== DIRECTION ==
Leaving out every picture, copy the lines of the data exactly, from the first through the line containing "import plotly.graph_objects as go".

Start of DATASET EXCERPT

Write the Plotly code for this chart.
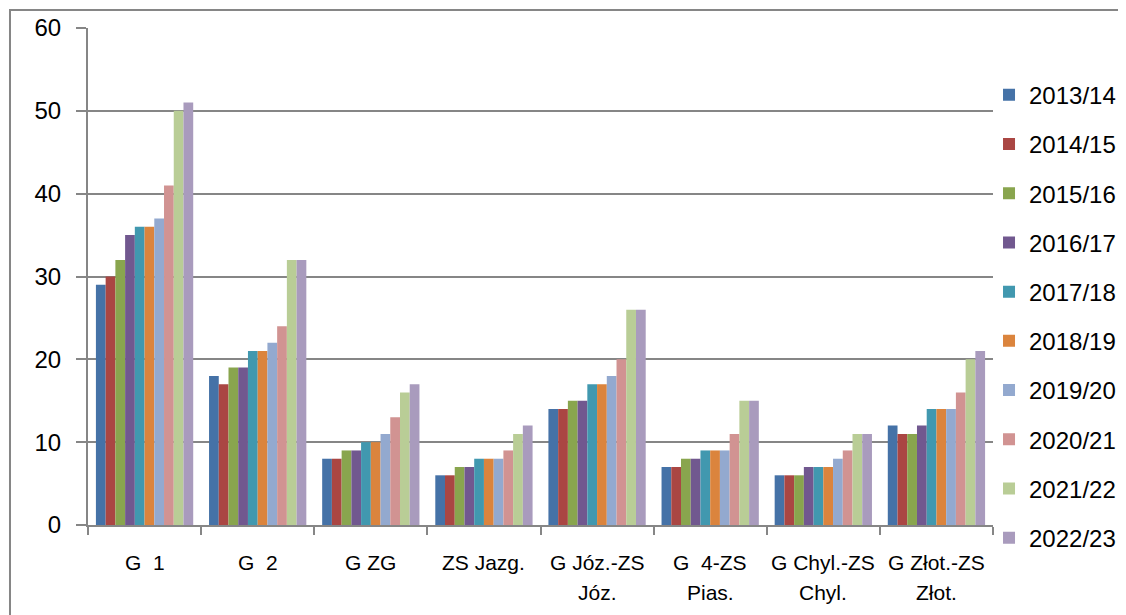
import plotly.graph_objects as go

categories = ["G  1", "G  2", "G ZG", "ZS Jazg.", "G Józ.-ZS|Józ.", "G  4-ZS|Pias.", "G Chyl.-ZS|Chyl.", "G Złot.-ZS|Złot."]
series_names = ["2013/14", "2014/15", "2015/16", "2016/17", "2017/18", "2018/19", "2019/20", "2020/21", "2021/22", "2022/23"]
values = {
    "2013/14": [29, 18, 8, 6, 14, 7, 6, 12],
    "2014/15": [30, 17, 8, 6, 14, 7, 6, 11],
    "2015/16": [32, 19, 9, 7, 15, 8, 6, 11],
    "2016/17": [35, 19, 9, 7, 15, 8, 7, 12],
    "2017/18": [36, 21, 10, 8, 17, 9, 7, 14],
    "2018/19": [36, 21, 10, 8, 17, 9, 7, 14],
    "2019/20": [37, 22, 11, 8, 18, 9, 8, 14],
    "2020/21": [41, 24, 13, 9, 20, 11, 9, 16],
    "2021/22": [50, 32, 16, 11, 26, 15, 11, 20],
    "2022/23": [51, 32, 17, 12, 26, 15, 11, 21],
}
colors = ["#4572A7", "#AA4643", "#89A54E", "#71588F", "#4198AF",
          "#DB843D", "#93A9CF", "#D19392", "#B9CD96", "#A99BBD"]
y_ticks = [0, 10, 20, 30, 40, 50, 60]

FONT = "Liberation Sans"
fig = go.Figure()
for name, col in zip(series_names, colors):
    fig.add_trace(go.Bar(
        x=categories, y=values[name], name=name, legendgroup=name,
        marker=dict(color=col, line=dict(width=0)),
    ))

# category labels as annotations (two lines where needed)
for cat in categories:
    parts = cat.split("|")
    for i, p in enumerate(parts):
        fig.add_annotation(x=cat, y=0, xref="x", yref="y", text=p, showarrow=False,
                           yanchor="middle", xanchor="center", yshift=-37 - 30 * i,
                           font=dict(family=FONT, size=21, color="#000000"))

fig.add_shape(type="rect", xref="paper", yref="paper",
              x0=-0.0862, x1=1.3, y0=-0.3, y1=1.0362,
              line=dict(color="#868686", width=2), fillcolor="rgba(0,0,0,0)", layer="below")

fig.update_layout(
    width=1126, height=615,
    margin=dict(l=80, r=141, t=20, b=98, autoexpand=False),
    plot_bgcolor="white", paper_bgcolor="white",
    barmode="group", bargap=0.14, bargroupgap=0,
    showlegend=True,
    legend=dict(x=0.9956, xanchor="left", y=0.42, yanchor="middle",
                font=dict(family=FONT, size=24, color="#000000"),
                tracegroupgap=15, bgcolor="rgba(0,0,0,0)", itemwidth=30),
    font=dict(family=FONT, size=20, color="#000000"),
    xaxis=dict(showticklabels=False, ticks="outside", tickson="boundaries", ticklen=8,
               tickcolor="#868686", tickwidth=2, showline=True, linecolor="#868686",
               linewidth=2, showgrid=False),
    yaxis=dict(range=[0, 60], tickvals=y_ticks, ticks="outside", ticklen=10,
               tickcolor="#868686", tickwidth=2, showline=True, linecolor="#868686",
               linewidth=2, showgrid=True, gridcolor="#868686", gridwidth=2,
               tickfont=dict(family=FONT, size=24), ticklabelstandoff=10, zeroline=False),
)
fig.write_html("out.html")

End of DATASET EXCERPT

== TASK RESPONSE ==
Write the Plotly code for this chart.
import plotly.graph_objects as go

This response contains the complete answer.